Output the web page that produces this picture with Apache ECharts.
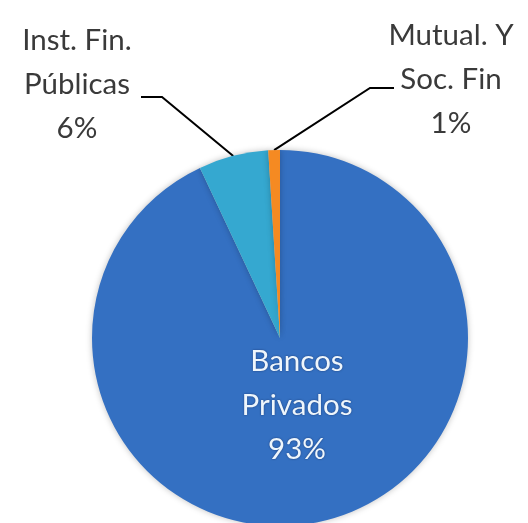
<!DOCTYPE html>
<html>
<head>
<meta charset="utf-8">
<script src="https://cdn.jsdelivr.net/npm/echarts@6/dist/echarts.min.js"></script>
<style>
  html, body { margin: 0; padding: 0; background: #fff; }
  #chart { width: 528px; height: 523px; }
</style>
</head>
<body>
<div id="chart"></div>
<script>
// data
const categories = ['Bancos\nPrivados', 'Inst. Fin.\nPúblicas', 'Mutual. Y\nSoc. Fin'];
const shares = [93, 6, 1];
const colors = ['#3470c2', '#35a8d0', '#f58a22'];

// where each label block sits (center) and the elbow of its leader line
const labelSpots = [
  { x: 297, y: 405 },
  { x: 77, y: 84, elbow: [162, 97], end: [141, 97] },
  { x: 451, y: 79, elbow: [370, 88], end: [394, 88] }
];

const chart = echarts.init(document.getElementById('chart'));

const option = {
  animation: false,
  series: [
    {
      type: 'pie',
      center: [280, 338],
      radius: [0, 188],
      startAngle: 90,
      clockwise: true,
      silent: true,
      itemStyle: {
        borderWidth: 0,
        shadowBlur: 6,
        shadowColor: 'rgba(0,0,0,0.25)'
      },
      label: {
        show: true,
        position: 'outside',
        overflow: 'none',
        fontFamily: 'Lato',
        fontSize: 29.5,
        lineHeight: 44,
        color: '#3a3a3a',
        align: 'center',
        formatter: p => p.name + '\n' + p.value + '%'
      },
      labelLine: {
        show: true,
        length: 10,
        length2: 10,
        lineStyle: { color: '#000', width: 2 }
      },
      labelLayout: params => {
        const s = labelSpots[params.dataIndex];
        const out = { x: s.x, y: s.y, align: 'center', verticalAlign: 'middle' };
        if (s.elbow && params.labelLinePoints) {
          const start = params.labelLinePoints[0];
          out.labelLinePoints = [start, s.elbow, s.end];
        }
        return out;
      },
      data: categories.map((name, i) => {
        const item = { name: name, value: shares[i], itemStyle: { color: colors[i] } };
        if (i === 0) {
          item.label = {
            position: 'inside',
            color: '#eef6fc',
            textShadowColor: 'rgba(0,0,40,0.5)',
            textShadowBlur: 2
          };
          item.labelLine = { show: false };
        }
        return item;
      })
    }
  ]
};

chart.setOption(option);
</script>
</body>
</html>
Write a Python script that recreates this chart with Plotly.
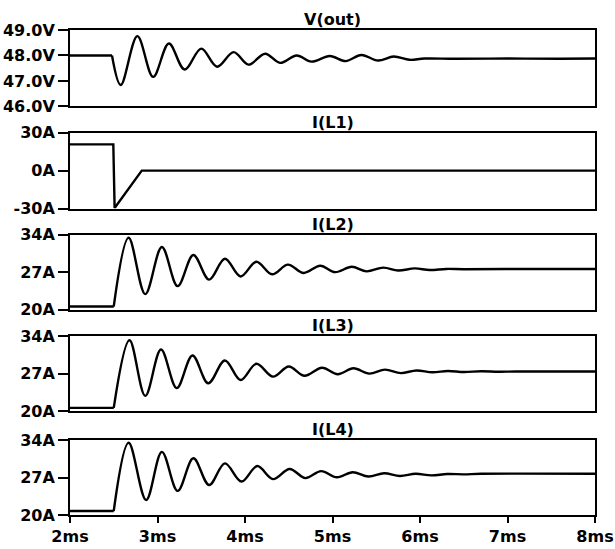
import plotly.graph_objects as go

# ---------------- data ----------------
titles = ["V(out)", "I(L1)", "I(L2)", "I(L3)", "I(L4)"]

x_tickvals = [2, 3, 4, 5, 6, 7, 8]
x_ticktext = ["2ms", "3ms", "4ms", "5ms", "6ms", "7ms", "8ms"]

vout_tickvals = [46, 47, 48, 49]
vout_ticktext = ["46.0V", "47.0V", "48.0V", "49.0V"]
il1_tickvals = [-30, 0, 30]
il1_ticktext = ["-30A", "0A", "30A"]
il_tickvals = [20, 27, 34]
il_ticktext = ["20A", "27A", "34A"]

# V(out): flat part, then damped ringing
vout_flat_t = [2.0, 2.48]
vout_flat_v = [48.0, 48.0]
vout_t = [2.48, 2.58, 2.77, 2.95, 3.13, 3.31, 3.50, 3.68, 3.87, 4.04, 4.23, 4.40,
          4.59, 4.76, 4.97, 5.15, 5.33, 5.52, 5.70, 5.88, 6.05, 6.40, 7.00, 7.60, 8.0]
vout_v = [48.0, 46.84, 48.76, 47.16, 48.47, 47.45, 48.27, 47.56, 48.13, 47.64, 48.07, 47.71,
          48.00, 47.76, 47.98, 47.78, 48.02, 47.80, 47.96, 47.83, 47.88, 47.87, 47.88, 47.87, 47.88]

# I(L1): step down then linear ramp to zero
il1_t = [2.0, 2.495, 2.51, 2.82, 8.0]
il1_i = [20.8, 20.8, -29.5, 0.0, 0.0]

# I(L2)
il2_flat_t = [2.0, 2.50]
il2_flat_i = [20.6, 20.6]
il2_t = [2.50, 2.67, 2.86, 3.05, 3.23, 3.41, 3.59, 3.77, 3.95, 4.13, 4.31, 4.49, 4.67,
         4.86, 5.03, 5.22, 5.39, 5.58, 5.75, 5.94, 6.11, 6.30, 6.50, 7.20, 8.0]
il2_i = [20.6, 33.4, 22.9, 31.7, 24.4, 30.2, 25.6, 29.5, 26.2, 28.95, 26.6, 28.4, 26.85,
         28.2, 27.0, 28.0, 27.15, 27.85, 27.3, 27.7, 27.4, 27.6, 27.55, 27.6, 27.6]

# I(L3)
il3_flat_t = [2.0, 2.50]
il3_flat_i = [20.6, 20.6]
il3_t = [2.50, 2.68, 2.86, 3.04, 3.22, 3.40, 3.58, 3.77, 3.95, 4.13, 4.32, 4.50, 4.68,
         4.88, 5.06, 5.24, 5.42, 5.60, 5.78, 5.96, 6.14, 6.32, 6.50, 6.70, 6.90, 7.10, 8.0]
il3_i = [20.6, 33.25, 22.85, 31.5, 24.3, 30.4, 25.2, 29.46, 25.8, 28.84, 26.44, 28.33, 26.6,
         28.1, 26.9, 28.0, 27.0, 27.75, 27.1, 27.6, 27.25, 27.5, 27.3, 27.45, 27.35, 27.4, 27.4]

# I(L4)
il4_flat_t = [2.0, 2.50]
il4_flat_i = [20.75, 20.75]
il4_t = [2.50, 2.67, 2.87, 3.05, 3.23, 3.41, 3.59, 3.77, 3.96, 4.14, 4.32, 4.51, 4.69,
         4.87, 5.05, 5.23, 5.41, 5.59, 5.77, 5.95, 6.13, 6.31, 6.50, 6.70, 8.0]
il4_i = [20.75, 33.5, 22.8, 31.8, 24.5, 30.6, 25.6, 29.65, 26.25, 29.15, 26.7, 28.6, 26.9,
         28.2, 27.05, 28.0, 27.2, 27.8, 27.3, 27.7, 27.4, 27.65, 27.6, 27.7, 27.7]

# ---------------- layout ----------------
W, H = 615, 549
plot_left, plot_right = 70, 595
plot_top, plot_bottom = 29.5, 515
ML, MR, MT, MB = plot_left, W - plot_right, plot_top, H - plot_bottom
plot_h = plot_bottom - plot_top
panel_px = [(29.5, 106.0), (132.3, 208.3), (234.3, 309.5), (336.0, 411.0), (440.0, 515.0)]
domains = [[max(0.0, (plot_bottom - b) / plot_h), min(1.0, (plot_bottom - t) / plot_h)]
           for t, b in panel_px]

FAMILY = "DejaVu Sans, Liberation Sans, Arial, sans-serif"
FONT = dict(family=FAMILY, size=16, color="black", weight="bold")

fig = go.Figure()

def add(t, v, k, shape):
    line = dict(color="black", width=2.4, shape=shape)
    if shape == "spline":
        line["smoothing"] = 1.0
    fig.add_trace(go.Scatter(x=t, y=v, mode="lines", line=line, cliponaxis=True,
                             xaxis="x" if k == 1 else f"x{k}", yaxis="y" if k == 1 else f"y{k}",
                             showlegend=False, hoverinfo="skip"))

add(vout_flat_t, vout_flat_v, 1, "linear")
add(vout_t, vout_v, 1, "spline")
add(il1_t, il1_i, 2, "linear")
add(il2_flat_t, il2_flat_i, 3, "linear")
add(il2_t, il2_i, 3, "spline")
add(il3_flat_t, il3_flat_i, 4, "linear")
add(il3_t, il3_i, 4, "spline")
add(il4_flat_t, il4_flat_i, 5, "linear")
add(il4_t, il4_i, 5, "spline")

yinfo = [([46, 49], vout_tickvals, vout_ticktext),
         ([-30, 30], il1_tickvals, il1_ticktext),
         ([20, 34], il_tickvals, il_ticktext),
         ([20, 34], il_tickvals, il_ticktext),
         ([20, 34], il_tickvals, il_ticktext)]

layout = dict(width=W, height=H, margin=dict(l=ML, r=MR, t=MT, b=MB, pad=0, autoexpand=False),
              paper_bgcolor="white", plot_bgcolor="white", showlegend=False)
annotations = []
for k in range(1, 6):
    xa = "xaxis" if k == 1 else f"xaxis{k}"
    ya = "yaxis" if k == 1 else f"yaxis{k}"
    yref = "y" if k == 1 else f"y{k}"
    xref = "x" if k == 1 else f"x{k}"
    last = (k == 5)
    layout[xa] = dict(domain=[0, 1], anchor=yref, range=[2, 8], showgrid=False, zeroline=False,
                      showline=True, linecolor="black", linewidth=2, mirror=True, automargin=False,
                      tickvals=x_tickvals, ticktext=x_ticktext,
                      showticklabels=last, ticks="outside" if last else "",
                      ticklen=6, tickwidth=2, tickcolor="black", tickfont=FONT)
    rng, tv, tt = yinfo[k - 1]
    layout[ya] = dict(domain=domains[k - 1], anchor=xref, range=rng, showgrid=False, zeroline=False,
                      showline=True, linecolor="black", linewidth=2, mirror=True, automargin=False,
                      tickvals=tv, ticktext=tt, ticks="outside", ticklen=10, tickwidth=2,
                      tickcolor="black", tickfont=FONT)
    annotations.append(dict(text=titles[k - 1], x=0.5, xref="paper", y=domains[k - 1][1], yref="paper",
                            yanchor="bottom", xanchor="center", showarrow=False, yshift=-1,
                            font=dict(family=FAMILY, size=16, color="black", weight="bold")))
layout["annotations"] = annotations
fig.update_layout(**layout)

# remove the browser's default 8px page margin so the figure sits at the window origin
fig.write_html("out.html",
               config={"displayModeBar": False, "staticPlot": True},
               post_script="document.body.style.margin='0';document.body.style.padding='0';"
                           "document.documentElement.style.overflow='hidden';")
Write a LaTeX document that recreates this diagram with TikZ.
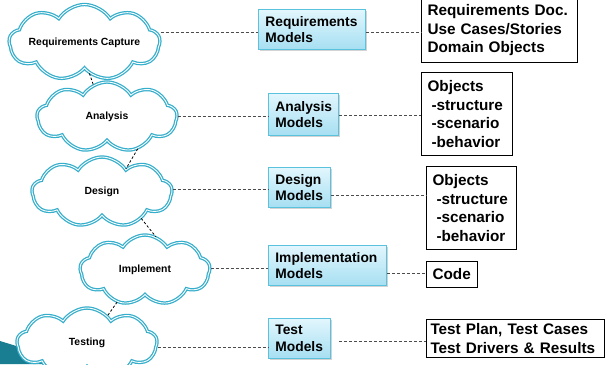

**TASK TO COMPLETE:** Starting at the first line of the records above, set down each line exactly through the one that holds "const chart = echarts.init(document.getElementById('chart'));". Omit pictures.

**EXERCISE SOLUTION:**
Output the web page that produces this picture with Apache ECharts.
<!DOCTYPE html>
<html>
<head>
<meta charset="utf-8">
<script src="https://cdn.jsdelivr.net/npm/echarts@6/dist/echarts.min.js"></script>
<style>
  html, body { margin: 0; padding: 0; background: #fff; }
  #chart { width: 528px; height: 523px; }
</style>
</head>
<body>
<div id="chart"></div>
<script>
// data
const categories = ['Bancos\nPrivados', 'Inst. Fin.\nPúblicas', 'Mutual. Y\nSoc. Fin'];
const shares = [93, 6, 1];
const colors = ['#3470c2', '#35a8d0', '#f58a22'];

// where each label block sits (center) and the elbow of its leader line
const labelSpots = [
  { x: 297, y: 405 },
  { x: 77, y: 84, elbow: [162, 97], end: [141, 97] },
  { x: 451, y: 79, elbow: [370, 88], end: [394, 88] }
];

const chart = echarts.init(document.getElementById('chart'));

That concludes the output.